Setting up for the rally. I didn’t stay for the talkfest.

Filtered water station. I always re-filter it with my hiking squeeze filter before drinking. Just in case.

Bikkie shop. Look yummy don't they.



I might try this style

Milk delivery back at the shop

Indian version of the bum gun
Sleeping routines are completely relaxed around here. For everyone. School starts at 10am, and the kids seem to go to bed whenever they’re tired.
The so-called developed countries could really learn from that. Having well-rested and relaxed kids is, I imagine, supremely conducive to effective learning. Let alone relaxed parents, released from the torturous morning school/work routine.
At night here there’s random noise at any time, including loud music all over the place, till well into the night, people chatting or singing loudly, dogs barking their heads off and fighting each other, firework bombs going off, you name it.
No one cares. People just sleep through it all.
I don’t care either. After a year of living like this, I never really think about the noise at night at all. If I get woken up, I just go back to sleep. But actually I tend not to get woken up so much anymore, I must be getting used to it.
The kids and I played for hours in the evening, we had so much fun.
As usual.

Dance action.

The girls were really keen to take selfies on my phone


They’re the sweetest and funnest kids ever.
I miss them, we still keep chatting and messaging each other.
Jai Sri Ram!
It’s slightly cloudy.
It’s the first time I’ve seen the clouds since I came down from the mountains in Dharamsala some weeks ago.
I’m sitting in a little garden café in Pushkar, a holy town built around the sacred ghats of Pushkar Jheel, a small but beautiful and auspicious lake, that sits right in the middle of the old town.
This town is famous throughout India, as it’s the only place in the country with a temple to Brahma, one of the three supreme Hindu Gods. Most of the temples and ghats here were built in the 1700s, or later, as the Muslim Mughals, who conquered this area in the 1300s, destroyed all the earlier ones. Meanies.
Pushkar is also an auspicious place for Sikhs to visit, there are two famous gurudwaras here, one dedicated to Guru Nanak, the founder of Sikhism, and another to Guru Gobind Singh, another important Sikh teacher. A gurudwara is a Sikh temple, as well as a general gathering place for Sikhs.
And, not to be forgotten, Pushkar has been a hippy hangout for decades, as it’s small, beautiful, sacred, and such a chilled place. As a result, the town also has loads of cafés serving everything from pizza and veg lasagna to magic lassis.
It was a 5 or 6 hour journey to get here on a local bus, with no room for my backpack except on my knees, on my already scrunched legs.
I was really sad to leave Jodhpur, and say goodbye to the family I’ve become so close with so quickly. For me, sad goodbyes are probably the hardest part of long term travelling. And there seems to be a lot of them.
My friends in Jodhpur are poor. I mean, they’re not the poorest family in India, by a long shot, but they’ll work their whole lives and never really get ahead, materially. They’ll always struggle on a rickshaw driver’s wage, and a tiny shop income. They’ll never own their own place, and never have any way of saving money for the sort of luxuries that you and I can enjoy without any thought whatsoever.
The very least I could do as we said our sad goodbyes was to hand Zigarh, the dad, a wad of cash. It’s enough to make a difference to his family, at least for awhile. He cried. So did I. He’d already given me a gift for each of my daughters, and told me to bring them all here, to visit his family, and that we could stay with them as long as we wanted, and he’d take us all over Rajasthan.
So gracious.

Cute gifts from Zigarh for my women-girls
And then he took me to the bus station.

My Reservation Cum Boarding Card. Don’t you love it. My fare was 220 rupes for the journey, about 4 bucks, for a journey that took most of the day. Public transport is subsidised here, as fuel prices have gone through the roof in India, just like everywhere else.

Another rattler

Nice to be in some hills again. The landscape around here is dotted with rocky outcrops and small ranges.

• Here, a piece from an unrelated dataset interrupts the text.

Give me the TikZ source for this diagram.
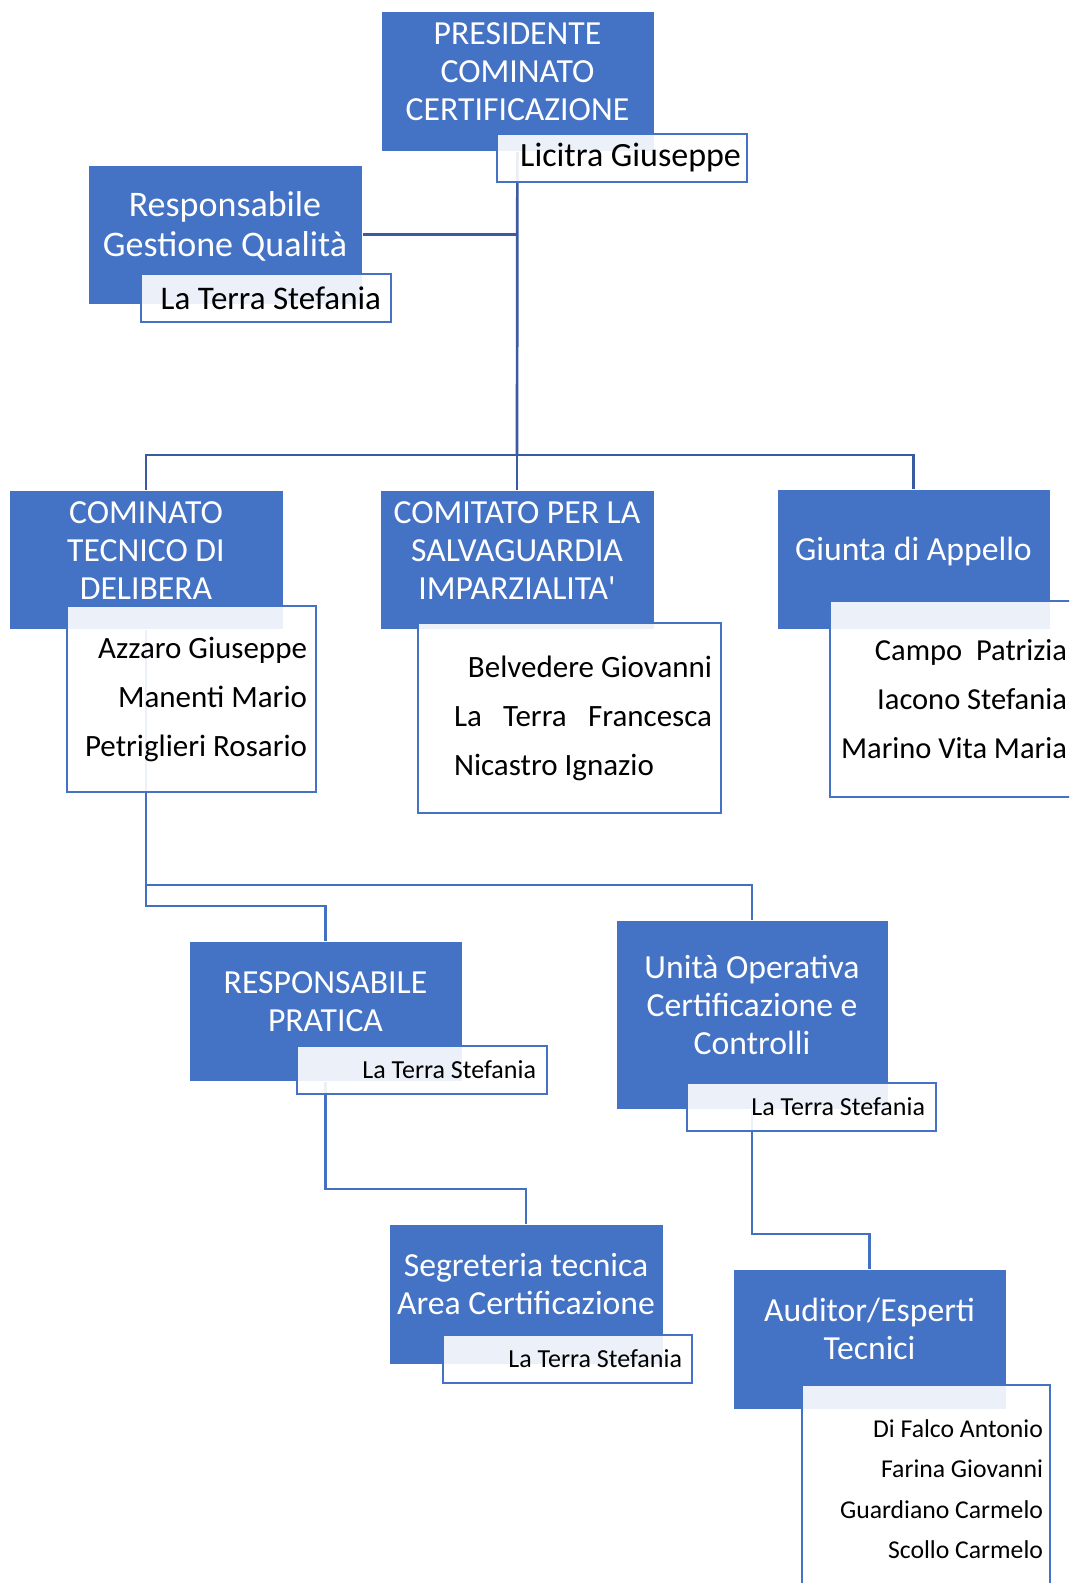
\documentclass[tikz,border=0pt]{standalone}
\usepackage{fontspec}
\setmainfont{Carlito}
\usetikzlibrary{positioning,backgrounds}

\definecolor{boxblue}{HTML}{4472C4}
\definecolor{topline}{HTML}{3A5BA2}
\definecolor{lowline}{HTML}{4470C0}

% text of a coloured block, lifted a bit as in the original
\newcommand{\blocklines}[1]{\begin{tabular}{@{}c@{}}#1\\[12pt]\end{tabular}}

\tikzset{
  unit/.style={fill=boxblue, draw=white, line width=0.8pt, text=white, inner sep=0pt,
    minimum width=273pt, minimum height=140pt, font=\fontsize{33.7}{38}\selectfont},
  members/.style 2 args={draw=boxblue, line width=2.2pt, fill=white, fill opacity=0.9,
    text opacity=1, text=black, inner xsep=9pt, inner ysep=0pt, align=flush right,
    text width=#1pt-18pt, minimum height=#2pt, font=\fontsize{31}{49}\selectfont},
  link/.style={draw=topline, line width=2.7pt},
  sublink/.style={draw=lowline, line width=2.7pt},
}

\begin{document}
\begin{tikzpicture}[x=1pt,y=-1pt]
  \useasboundingbox (0,0) rectangle (1069,1583);
  \clip (0,0) rectangle (1069,1583);

  % Top: president and quality
  \node[unit] (pres) at (517.5,81) {\blocklines{PRESIDENTE\\COMINATO\\CERTIFICAZIONE}};
  \node[members={250}{48}, inner xsep=6pt, text width=238pt, font=\fontsize{34}{38}\selectfont] (presName) at (622,158) {Licitra Giuseppe};
  \node[unit, minimum width=274pt, minimum height=139pt, font=\fontsize{36}{40.5}\selectfont] (quality) at (225,234.5)
    {\blocklines{Responsabile\\Gestione Qualità}};
  \node[members={250}{48}, inner xsep=10pt, text width=230pt, font=\fontsize{33}{38}\selectfont] (qualityName) at (266,298) {La Terra Stefania};

  % Committees
  \node[unit, minimum width=274pt, minimum height=139pt] (delibera) at (146,559.5) {\blocklines{COMINATO\\TECNICO DI\\DELIBERA}};
  \node[members={249}{186}] (deliberaNames) at (191.5,699) {Azzaro Giuseppe\\Manenti Mario\\Petriglieri Rosario};
  \node[unit, minimum width=274pt, minimum height=139pt] (imparz) at (517,559.5) {\blocklines{COMITATO PER LA\\SALVAGUARDIA\\IMPARZIALITA\textquotesingle}};
  \node[members={303}{190}] (imparzNames) at (569.5,718)
    {Belvedere Giovanni\\\makebox[258pt][l]{La\hfill Terra\hfill Francesca}\\\makebox[258pt][l]{Nicastro Ignazio}};
  \node[unit] (appello) at (913.5,559) {\blocklines{Giunta di Appello}};
  \node[members={242}{196}, inner xsep=5pt, text width=232pt, font=\fontsize{30.5}{49}\selectfont] (appelloNames) at (951,699)
    {Campo~ Patrizia\\Iacono Stefania\\Marino Vita Maria};

  % Lower levels
  \node[unit] (pratica) at (325.5,1011) {\blocklines{RESPONSABILE\\PRATICA}};
  \node[members={250}{48}, inner xsep=11pt, text width=228pt, font=\fontsize{26}{30}\selectfont] (praticaName) at (422,1070) {La Terra Stefania};
  \node[unit, minimum width=272pt, minimum height=189pt] (operativa) at (752,1014.5) {\blocklines{Unità Operativa\\Certificazione e\\Controlli}};
  \node[members={249}{48}, inner xsep=11pt, text width=227pt, font=\fontsize{26}{30}\selectfont] (operativaName) at (811.5,1107) {La Terra Stefania};
  \node[unit, minimum width=274pt] (segreteria) at (526,1294) {\blocklines{Segreteria tecnica\\Area Certificazione}};
  \node[members={249}{48}, inner xsep=10pt, text width=229pt, font=\fontsize{26}{30}\selectfont] (segreteriaName) at (567.5,1359) {La Terra Stefania};
  \node[unit] (auditor) at (869.5,1339) {\blocklines{Auditor/Esperti\\Tecnici}};
  \node[members={248}{208}, inner xsep=7pt, text width=234pt, font=\fontsize{25.7}{40.4}\selectfont] (auditorNames) at (926,1489)
    {Di Falco Antonio\\Farina Giovanni\\Guardiano Carmelo\\Scollo Carmelo};

  % Connectors (behind the boxes)
  \coordinate (bus) at (517,455);
  \coordinate (splitA) at (146,885);
  \coordinate (splitB) at (146,906);
  \coordinate (bendC) at (400,1189);
  \coordinate (bendD) at (800,1234);
  \begin{pgfonlayer}{background}
    \draw[link] (pres.center) -- (bus);
    \draw[link] (quality.east) -- (quality.east -| pres.center);
    \draw[link] (delibera.north) |- (bus) -| (appello.north);
    \draw[link] (bus) -- (imparz.north);
    \draw[sublink] (delibera.center) -- (splitA) -| (operativa.north);
    \draw[sublink] (splitA) -- (splitB) -| (pratica.north);
    \draw[sublink] (pratica.center) |- (bendC) -| (segreteria.north);
    \draw[sublink] (operativa.center) |- (bendD) -| (auditor.north);
  \end{pgfonlayer}
\end{tikzpicture}
\end{document}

Ajmer bus station. Ajmer is a bigger town, maybe about 15 clicks from Pushkar.

A sad scene. It looked to me as if this guy had been considering suicide, by jumping from this tower onto the busy train line below, but was talked out of it by the other two guys.
India’s suicide rate has been growing for decades now, and, horribly, is now the most common cause of death in the age group of 15-39 years, with three times as many men taking their own lives, compared to women. Causes include mental health issues, for which there is little help here, study pressures, economic pressures (particularly for poor farmers), and domestic violence (women).
So distressing. It’s yet another huge problem that India has to come to terms with, a large part of which involves reducing the stigma around mental health issues, and providing real support. Let alone changing the blatant sexism, sexual violence and coercive control that is routinely directed against women here.

My first view of the lake at Pushkar

I went for a stroll. I was starving. This veg laffa (Middle-Eastern bread wrap) ended up in my hand in no seconds flat. Steamed potatoes, salad and spices. With garlic sauce. Mind-bogglingly good.